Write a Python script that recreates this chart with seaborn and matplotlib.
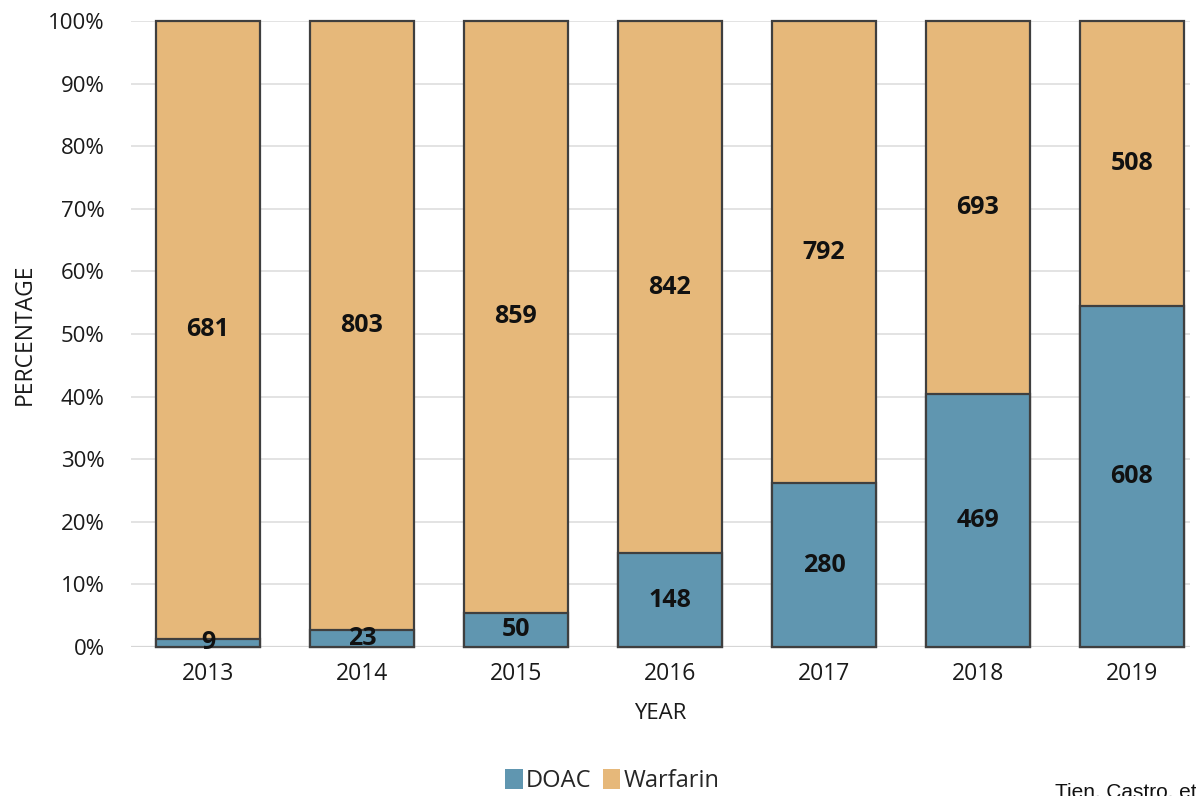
import matplotlib
matplotlib.use("Agg")
import matplotlib.pyplot as plt
import seaborn as sns
import pandas as pd
from matplotlib.patches import Patch

years = ["2013", "2014", "2015", "2016", "2017", "2018", "2019"]
doac = [9, 23, 50, 148, 280, 469, 608]
warfarin = [681, 803, 859, 842, 792, 693, 508]

doac_color = "#6096B0"
warf_color = "#E6B87A"
edge_color = "#3F3F3F"

totals = [d + w for d, w in zip(doac, warfarin)]
doac_pct = [100.0 * d / t for d, t in zip(doac, totals)]
warf_pct = [100.0 * w / t for w, t in zip(warfarin, totals)]
stack_top = [d + w for d, w in zip(doac_pct, warf_pct)]

df = pd.DataFrame({"year": years, "doac_pct": doac_pct, "top": stack_top})

sns.set_theme(style="white")
plt.rcParams["font.family"] = ["Open Sans", "DejaVu Sans"]

fig = plt.figure(figsize=(11.96, 7.96), dpi=100)
ax = fig.add_axes([131 / 1196, 1 - 647 / 796, (1190 - 131) / 1196, (647 - 21) / 796])

bar_w = 0.675
sns.barplot(data=df, x="year", y="top", order=years, color=warf_color,
            width=bar_w, edgecolor=edge_color, linewidth=1.6, saturation=1,
            ax=ax, zorder=2)
sns.barplot(data=df, x="year", y="doac_pct", order=years, color=doac_color,
            width=bar_w, edgecolor=edge_color, linewidth=1.6, saturation=1,
            ax=ax, zorder=3)
for p in ax.patches:
    p.set_clip_on(False)

ax.set_ylim(0, 100)
ax.set_xlim(-0.5, 6.377)
ax.set_yticks(range(0, 101, 10))
ax.set_yticklabels([f"{v}%" for v in range(0, 101, 10)])
ax.yaxis.grid(True, color="#E3E3E3", linewidth=1.4, zorder=0)
ax.set_axisbelow(True)
for s in ax.spines.values():
    s.set_visible(False)
ax.tick_params(axis="y", length=0, pad=19, labelsize=16, labelcolor="#1A1A1A")
ax.tick_params(axis="x", length=0, pad=11, labelsize=16.5, labelcolor="#1A1A1A")
ax.axhline(0, color="#D6D6D6", linewidth=1.6, zorder=1)

ax.set_xlabel("YEAR", fontsize=16, color="#1A1A1A", labelpad=12)
ax.set_ylabel("PERCENTAGE", fontsize=16.5, color="#1A1A1A", labelpad=8)

# count labels centred in each segment
for i in range(len(years)):
    ax.text(i, doac_pct[i] / 2, str(doac[i]), ha="center", va="center",
            fontsize=18, fontweight="bold", color="#111111", zorder=5)
    ax.text(i, doac_pct[i] + warf_pct[i] / 2, str(warfarin[i]), ha="center",
            va="center", fontsize=18, fontweight="bold", color="#111111", zorder=5)

handles = [Patch(facecolor=doac_color, edgecolor="none", label="DOAC"),
           Patch(facecolor=warf_color, edgecolor="none", label="Warfarin")]
fig.legend(handles=handles, loc="center", bbox_to_anchor=(612 / 1196, 1 - 781 / 796),
           ncol=2, frameon=False, fontsize=17, handlelength=0.75,
           handleheight=0.95, handletextpad=0.12, columnspacing=0.5,
           borderpad=0)

fig.text(1055 / 1196, 1 - 783 / 796, "Tien, Castro, et al.", ha="left", va="top",
         fontsize=15, family=["Liberation Sans", "DejaVu Sans"], color="#111111")

fig.savefig("out.png", dpi=100)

====

Required task: All of the data above should be quoted exactly, except for the pictures.

Solution:
Write a Python script that recreates this chart with seaborn and matplotlib.
import matplotlib
matplotlib.use("Agg")
import matplotlib.pyplot as plt
import seaborn as sns
import pandas as pd
from matplotlib.patches import Patch

years = ["2013", "2014", "2015", "2016", "2017", "2018", "2019"]
doac = [9, 23, 50, 148, 280, 469, 608]
warfarin = [681, 803, 859, 842, 792, 693, 508]

doac_color = "#6096B0"
warf_color = "#E6B87A"
edge_color = "#3F3F3F"

totals = [d + w for d, w in zip(doac, warfarin)]
doac_pct = [100.0 * d / t for d, t in zip(doac, totals)]
warf_pct = [100.0 * w / t for w, t in zip(warfarin, totals)]
stack_top = [d + w for d, w in zip(doac_pct, warf_pct)]

df = pd.DataFrame({"year": years, "doac_pct": doac_pct, "top": stack_top})

sns.set_theme(style="white")
plt.rcParams["font.family"] = ["Open Sans", "DejaVu Sans"]

fig = plt.figure(figsize=(11.96, 7.96), dpi=100)
ax = fig.add_axes([131 / 1196, 1 - 647 / 796, (1190 - 131) / 1196, (647 - 21) / 796])

bar_w = 0.675
sns.barplot(data=df, x="year", y="top", order=years, color=warf_color,
            width=bar_w, edgecolor=edge_color, linewidth=1.6, saturation=1,
            ax=ax, zorder=2)
sns.barplot(data=df, x="year", y="doac_pct", order=years, color=doac_color,
            width=bar_w, edgecolor=edge_color, linewidth=1.6, saturation=1,
            ax=ax, zorder=3)
for p in ax.patches:
    p.set_clip_on(False)

ax.set_ylim(0, 100)
ax.set_xlim(-0.5, 6.377)
ax.set_yticks(range(0, 101, 10))
ax.set_yticklabels([f"{v}%" for v in range(0, 101, 10)])
ax.yaxis.grid(True, color="#E3E3E3", linewidth=1.4, zorder=0)
ax.set_axisbelow(True)
for s in ax.spines.values():
    s.set_visible(False)
ax.tick_params(axis="y", length=0, pad=19, labelsize=16, labelcolor="#1A1A1A")
ax.tick_params(axis="x", length=0, pad=11, labelsize=16.5, labelcolor="#1A1A1A")
ax.axhline(0, color="#D6D6D6", linewidth=1.6, zorder=1)

ax.set_xlabel("YEAR", fontsize=16, color="#1A1A1A", labelpad=12)
ax.set_ylabel("PERCENTAGE", fontsize=16.5, color="#1A1A1A", labelpad=8)

# count labels centred in each segment
for i in range(len(years)):
    ax.text(i, doac_pct[i] / 2, str(doac[i]), ha="center", va="center",
            fontsize=18, fontweight="bold", color="#111111", zorder=5)
    ax.text(i, doac_pct[i] + warf_pct[i] / 2, str(warfarin[i]), ha="center",
            va="center", fontsize=18, fontweight="bold", color="#111111", zorder=5)

handles = [Patch(facecolor=doac_color, edgecolor="none", label="DOAC"),
           Patch(facecolor=warf_color, edgecolor="none", label="Warfarin")]
fig.legend(handles=handles, loc="center", bbox_to_anchor=(612 / 1196, 1 - 781 / 796),
           ncol=2, frameon=False, fontsize=17, handlelength=0.75,
           handleheight=0.95, handletextpad=0.12, columnspacing=0.5,
           borderpad=0)

fig.text(1055 / 1196, 1 - 783 / 796, "Tien, Castro, et al.", ha="left", va="top",
         fontsize=15, family=["Liberation Sans", "DejaVu Sans"], color="#111111")

fig.savefig("out.png", dpi=100)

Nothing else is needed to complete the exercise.